Definitions

Allelic variation: Heterozygosity at a specific genomic location.

Genomic variation: Differences in DNA sequences among individuals.

Genomic diversity: The DNA variation found within a species.

Haplotype: a group of DNA variants inherited from a single parent and located on the same chromosome.

Reference genome: a low-error genome and associated annotation coordinate system that can be used as the backbone for genome alignment.

Linear genome: a linear genome represents contiguous or gapped-scaffolded genome sequences in a series of rows in a flat text file. This is the historical or traditional method for organizing genomic data. The term ‘linear genome’ should be limited to assemblies, consensus sequences, and alignment files, and should not be used to describe raw input reads.

The human reference genome: the human reference genome was created in large part during the Human Genome Project. It includes data from multiple individuals, as well as base-level corrections based on the literature, and centromeric bait sequences to improve alignments.

Pangenome: The collection of all of the genetic information of a species.

The pangenome reference: The reference pangenome is composed of all of the individual pangenome assemblies; the pangenome alignment of all of the haplotypes within those assemblies (represented as a pangenome graph); and a coordinate system to make it possible to locate sequence variants relative to the reference pangenome.

The HPRC pangenome reference: A representative subset of the human pangenome, which contains the three “A’s”: assemblies, alignments, and annotations.

Assembly: the sequence of an individual genome assembled from sequence data. In the context of a reference pangenome, high quality is imperative. The HPRC aims to achieve haplotype-resolved, telomere-to-telomere sequence assemblies for all genomes in its stable release.

Alignment: An alignment of haplotypes that delineates the similarities and differences between two or more assembled genomes. This alignment, or map, is key to finding variations and providing a comprehensive coordinate system that relates the genomes. Alignments and assemblies can be described using a pangenome graph.

Annotation: Descriptions of known functional features (e.g. genes) within a genome. These annotations can be made for each individual assembly, and also within an integrated coordinated system (see Alignments).

Telomere to telomere (T2T): A complete, gapless genome assembly covering all base pairs and allowing the ordering of all DNA sequences into individual chromosomes.

Pangenome graph: A mathematical graph describing an alignment of a collection of genome assemblies. A pangenome graph can encode any form of genetic variation between the sequences, including copy-number variants and complex structural variations. Pangenome graphs provide a convenient formalism for computational analyses and algorithms. Different formalisms are possible, see Garrison et al. Pangenome Graphs (https://pubmed.ncbi.nlm.nih.gov/37066137/) for a review.

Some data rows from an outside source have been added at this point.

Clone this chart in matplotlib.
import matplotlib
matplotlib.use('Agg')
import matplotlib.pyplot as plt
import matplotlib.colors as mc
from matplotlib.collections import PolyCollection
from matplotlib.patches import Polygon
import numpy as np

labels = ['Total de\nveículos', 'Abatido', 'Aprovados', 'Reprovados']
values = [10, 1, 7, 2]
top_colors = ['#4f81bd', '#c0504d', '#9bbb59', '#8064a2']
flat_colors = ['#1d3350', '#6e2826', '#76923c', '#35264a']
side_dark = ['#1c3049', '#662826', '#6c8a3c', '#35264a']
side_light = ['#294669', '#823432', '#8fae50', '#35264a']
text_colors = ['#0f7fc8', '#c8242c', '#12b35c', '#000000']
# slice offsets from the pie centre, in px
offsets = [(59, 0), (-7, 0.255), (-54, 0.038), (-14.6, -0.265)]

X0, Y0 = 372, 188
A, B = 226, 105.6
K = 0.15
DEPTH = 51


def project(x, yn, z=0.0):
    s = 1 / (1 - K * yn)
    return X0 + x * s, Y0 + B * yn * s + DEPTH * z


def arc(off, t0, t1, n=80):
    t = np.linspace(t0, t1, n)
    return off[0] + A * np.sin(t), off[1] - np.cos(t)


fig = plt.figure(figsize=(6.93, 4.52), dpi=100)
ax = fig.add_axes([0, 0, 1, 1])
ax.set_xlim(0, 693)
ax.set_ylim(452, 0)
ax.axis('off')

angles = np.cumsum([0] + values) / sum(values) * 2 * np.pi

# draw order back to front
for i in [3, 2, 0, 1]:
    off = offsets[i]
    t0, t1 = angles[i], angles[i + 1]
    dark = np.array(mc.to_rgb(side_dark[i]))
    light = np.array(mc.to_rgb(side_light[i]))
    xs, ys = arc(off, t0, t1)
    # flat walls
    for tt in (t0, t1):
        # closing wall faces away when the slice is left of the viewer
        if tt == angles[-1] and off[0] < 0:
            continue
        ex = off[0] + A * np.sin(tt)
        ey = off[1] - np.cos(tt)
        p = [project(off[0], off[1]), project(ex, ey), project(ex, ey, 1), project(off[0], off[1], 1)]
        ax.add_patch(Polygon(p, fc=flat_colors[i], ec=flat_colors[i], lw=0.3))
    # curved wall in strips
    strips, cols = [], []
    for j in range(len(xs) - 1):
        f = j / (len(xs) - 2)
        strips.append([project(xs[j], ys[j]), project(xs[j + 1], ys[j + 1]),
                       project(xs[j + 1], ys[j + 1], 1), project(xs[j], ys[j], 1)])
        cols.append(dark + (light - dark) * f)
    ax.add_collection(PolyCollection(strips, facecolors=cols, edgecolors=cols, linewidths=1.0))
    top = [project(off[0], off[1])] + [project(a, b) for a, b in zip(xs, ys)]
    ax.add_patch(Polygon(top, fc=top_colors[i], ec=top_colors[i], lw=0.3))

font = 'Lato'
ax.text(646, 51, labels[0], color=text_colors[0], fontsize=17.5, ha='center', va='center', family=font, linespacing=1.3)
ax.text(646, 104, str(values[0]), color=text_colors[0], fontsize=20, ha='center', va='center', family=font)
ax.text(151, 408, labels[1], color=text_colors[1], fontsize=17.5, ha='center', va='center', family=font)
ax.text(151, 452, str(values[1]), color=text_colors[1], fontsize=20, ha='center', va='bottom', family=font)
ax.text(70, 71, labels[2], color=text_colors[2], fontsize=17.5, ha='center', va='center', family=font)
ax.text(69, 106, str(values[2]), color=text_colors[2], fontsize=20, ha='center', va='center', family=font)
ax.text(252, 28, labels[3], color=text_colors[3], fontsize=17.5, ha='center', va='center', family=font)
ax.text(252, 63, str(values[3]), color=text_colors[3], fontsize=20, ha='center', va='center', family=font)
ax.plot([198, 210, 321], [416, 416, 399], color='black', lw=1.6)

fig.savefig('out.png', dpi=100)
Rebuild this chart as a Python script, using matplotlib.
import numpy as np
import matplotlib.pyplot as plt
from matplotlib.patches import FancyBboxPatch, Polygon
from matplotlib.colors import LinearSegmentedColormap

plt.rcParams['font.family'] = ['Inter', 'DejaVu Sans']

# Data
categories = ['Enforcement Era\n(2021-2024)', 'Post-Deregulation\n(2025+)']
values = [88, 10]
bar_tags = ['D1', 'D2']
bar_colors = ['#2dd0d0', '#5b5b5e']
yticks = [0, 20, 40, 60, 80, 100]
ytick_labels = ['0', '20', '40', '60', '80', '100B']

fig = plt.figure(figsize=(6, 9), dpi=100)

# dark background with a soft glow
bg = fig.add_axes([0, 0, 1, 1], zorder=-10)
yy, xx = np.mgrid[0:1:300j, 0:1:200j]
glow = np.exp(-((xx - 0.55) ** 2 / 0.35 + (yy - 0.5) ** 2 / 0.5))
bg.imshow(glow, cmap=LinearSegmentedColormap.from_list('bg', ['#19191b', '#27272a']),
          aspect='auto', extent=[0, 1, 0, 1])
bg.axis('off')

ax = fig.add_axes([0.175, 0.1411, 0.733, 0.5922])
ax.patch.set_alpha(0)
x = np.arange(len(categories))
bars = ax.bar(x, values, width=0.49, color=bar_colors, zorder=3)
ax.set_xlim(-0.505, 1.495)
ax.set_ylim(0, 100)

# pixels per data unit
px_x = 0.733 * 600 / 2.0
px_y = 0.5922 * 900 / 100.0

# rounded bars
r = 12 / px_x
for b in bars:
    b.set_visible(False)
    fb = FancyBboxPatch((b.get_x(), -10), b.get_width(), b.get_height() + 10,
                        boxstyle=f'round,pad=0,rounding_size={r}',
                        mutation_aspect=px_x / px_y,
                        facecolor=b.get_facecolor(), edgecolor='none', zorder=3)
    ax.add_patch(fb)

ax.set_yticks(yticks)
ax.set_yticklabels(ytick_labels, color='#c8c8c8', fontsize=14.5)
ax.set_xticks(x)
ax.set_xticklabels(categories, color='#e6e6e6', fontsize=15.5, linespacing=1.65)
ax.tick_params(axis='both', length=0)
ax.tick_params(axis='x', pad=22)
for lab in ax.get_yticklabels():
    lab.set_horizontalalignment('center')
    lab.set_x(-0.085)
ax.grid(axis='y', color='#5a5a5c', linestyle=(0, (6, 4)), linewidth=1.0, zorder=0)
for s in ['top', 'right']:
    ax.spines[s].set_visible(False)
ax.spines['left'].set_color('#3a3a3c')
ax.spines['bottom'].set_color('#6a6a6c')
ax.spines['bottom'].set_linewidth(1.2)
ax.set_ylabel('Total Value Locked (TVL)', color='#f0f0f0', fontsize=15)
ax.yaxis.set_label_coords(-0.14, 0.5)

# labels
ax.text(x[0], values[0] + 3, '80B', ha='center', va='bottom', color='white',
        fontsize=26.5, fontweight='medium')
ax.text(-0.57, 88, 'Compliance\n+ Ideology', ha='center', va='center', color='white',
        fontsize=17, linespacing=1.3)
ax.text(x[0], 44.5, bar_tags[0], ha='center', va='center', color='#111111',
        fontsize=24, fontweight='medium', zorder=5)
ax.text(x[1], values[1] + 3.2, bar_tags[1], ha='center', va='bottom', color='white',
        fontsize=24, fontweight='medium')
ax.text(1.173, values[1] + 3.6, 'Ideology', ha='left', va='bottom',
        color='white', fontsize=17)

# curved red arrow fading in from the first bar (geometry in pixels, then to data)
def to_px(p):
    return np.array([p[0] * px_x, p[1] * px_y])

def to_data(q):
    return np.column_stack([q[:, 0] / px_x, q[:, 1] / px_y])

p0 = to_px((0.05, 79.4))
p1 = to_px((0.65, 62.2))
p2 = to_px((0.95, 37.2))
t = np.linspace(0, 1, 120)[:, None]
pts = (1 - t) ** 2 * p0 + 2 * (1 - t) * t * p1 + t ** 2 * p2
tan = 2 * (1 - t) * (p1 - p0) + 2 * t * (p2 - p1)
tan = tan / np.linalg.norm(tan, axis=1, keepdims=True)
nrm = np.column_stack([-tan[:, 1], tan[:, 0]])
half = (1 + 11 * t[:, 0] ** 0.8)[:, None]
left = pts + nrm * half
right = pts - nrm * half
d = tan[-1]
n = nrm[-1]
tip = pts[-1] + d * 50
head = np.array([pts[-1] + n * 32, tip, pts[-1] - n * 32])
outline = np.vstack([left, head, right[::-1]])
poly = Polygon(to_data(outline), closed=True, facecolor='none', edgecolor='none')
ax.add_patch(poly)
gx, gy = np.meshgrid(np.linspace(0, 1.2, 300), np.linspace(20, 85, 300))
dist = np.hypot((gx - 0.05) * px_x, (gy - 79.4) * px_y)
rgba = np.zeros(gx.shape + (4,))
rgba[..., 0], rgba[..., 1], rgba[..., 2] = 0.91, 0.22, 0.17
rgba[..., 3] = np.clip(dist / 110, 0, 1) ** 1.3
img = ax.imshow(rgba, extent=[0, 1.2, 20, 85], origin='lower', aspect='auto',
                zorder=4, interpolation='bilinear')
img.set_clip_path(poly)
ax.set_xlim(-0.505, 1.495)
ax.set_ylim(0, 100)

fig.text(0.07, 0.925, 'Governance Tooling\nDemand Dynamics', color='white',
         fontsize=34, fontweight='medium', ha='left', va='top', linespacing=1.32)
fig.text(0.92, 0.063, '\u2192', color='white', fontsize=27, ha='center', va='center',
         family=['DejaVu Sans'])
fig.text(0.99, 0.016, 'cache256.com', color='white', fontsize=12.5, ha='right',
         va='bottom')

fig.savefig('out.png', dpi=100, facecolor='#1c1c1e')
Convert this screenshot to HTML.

The pangenome reference resource: A pangenome reference that can be readily used by the genomics community and beyond. This includes the pangenome and its maintenance and improvement, the underlying data used to construct it, and informatics tools to enable its wide use for basic and clinical genomics research and applications. Some of these tools will be developed by the HPRC, but it is expected that over time tools and applications will also be developed by the wider community.